All that does is add weight to my theory that US sales are relatively greater in volume and value than a lot of other content, an anecdotal and unscientific hypothesis clearly borne out in my own portfolio, where I have <4% US content which punches well above its weight in both sales numbers and $$$. Nothing different about the image quality, including my best Alamy sale from years back, where I can only imagine a buyer with no bargaining power needed that one exact image.

 

That's not surprising, there are many more image buyers in the US than the UK, and many publications there have much greater print runs than European publications, so should be paying more.

 

Nothing at all to do with quality or rarity of image.
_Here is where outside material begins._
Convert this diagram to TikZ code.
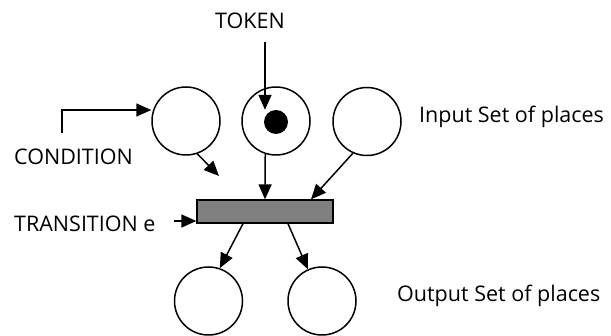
\documentclass[tikz,border=0pt]{standalone}
\usepackage{fontspec}
\setmainfont{Open Sans}
\usetikzlibrary{arrows.meta}
\begin{document}
\begin{tikzpicture}[x=1pt,y=-1pt,
  place/.style={circle,draw,line width=1.5pt,minimum size=68pt,inner sep=0pt},
  tokendot/.style={circle,fill=black,minimum size=24pt,inner sep=0pt},
  trans/.style={rectangle,draw,line width=1.3pt,fill=gray,minimum width=136pt,minimum height=23pt,inner sep=0pt},
  lbl/.style={font=\fontsize{21.5}{24}\selectfont,inner sep=0pt,text height=15.4pt,text depth=0pt},
  arr/.style={-{Triangle[length=15pt,width=13pt]},line width=1.5pt}]
\useasboundingbox (0,0) rectangle (611,336);
% input places
\node[place] (p1) at (186,121) {};
\node[place] (p2) at (276,121) {};
\node[place] (p3) at (367,121.5) {};
\node[tokendot] (dot) at (276,122) {};
% transition
\node[trans] (t) at (265,211.5) {};
% output places
\node[place] (o1) at (208.5,301) {};
\node[place] (o2) at (322,301) {};
% labels
\node[lbl] (ltoken) at (250,20.5) {TOKEN};
\node[lbl,anchor=west] (lcond) at (14,157) {CONDITION};
\node[lbl,anchor=west] (ltrans) at (14,223.5) {TRANSITION e};
\node[lbl,anchor=west] (lin) at (419,115) {Input Set of places};
\node[lbl,anchor=west] (lout) at (397,294) {Output Set of places};
% free ends
\coordinate (tokstart) at (265,42);
\coordinate (condstart) at (62,133);
\coordinate (condbend) at (62,110);
\coordinate (p1end) at (219,176);
\coordinate (transstart) at (174,221);
% connectors
\draw[arr] (tokstart) -- (dot.north -| tokstart);
\draw[arr] (condstart) -- (condbend) -- (p1.west |- condbend);
\draw[arr] (p1.-71) -- (p1end);
\draw[arr] (p2.-108) -- (t.north);
\draw[arr] (p3.-114) -- ([xshift=46pt]t.north);
\draw[arr] (transstart) -- (t.south west |- transstart);
\draw[arr] ([xshift=-22pt]t.south) -- (o1.71);
\draw[arr] ([xshift=23pt]t.south) -- (o2.114);
\end{tikzpicture}
\end{document}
I had a photo of a minor UK celebrity, the only one of him on Alamy taken in the past 20+ years (one more has been added since) sell for c$6 gross. Do you honestly imagine the buyer phoning Alamy and saying, "That image looks 'micro' to me, I'm only going to pay $6"? (Good luck to him with that, there are no pics of him on the three big micros, which is as far as I looked.) BTW, until about four years ago (not now) the image quality requirement on micros was far higher than on Alamy.

 

You should bear in mind that Alamy knocked us all down from 60% from 50% "to fund the US office", which they say has "exceeded our expectations", so you are benefitting proportionately better from that sacrifice everyone was forced to make. I bet there are many contributors who don't even have 4% US content.

 

Coincidentally, I too have only about 4% US content, even though I live right next door. I enjoy travelling south, but the US is very expensive for Canadians due to the unfavourable (for us) exchange rate. My US sales are almost all from my Latin American and Canadian images. I license very few US-specific images in the USA. That said, the US always has been the best place -- price-wise and volume-wise -- to sell images of all kinds. I would think that most contributors, wherever they're located,  are benefiting from Alamy's greater US presence.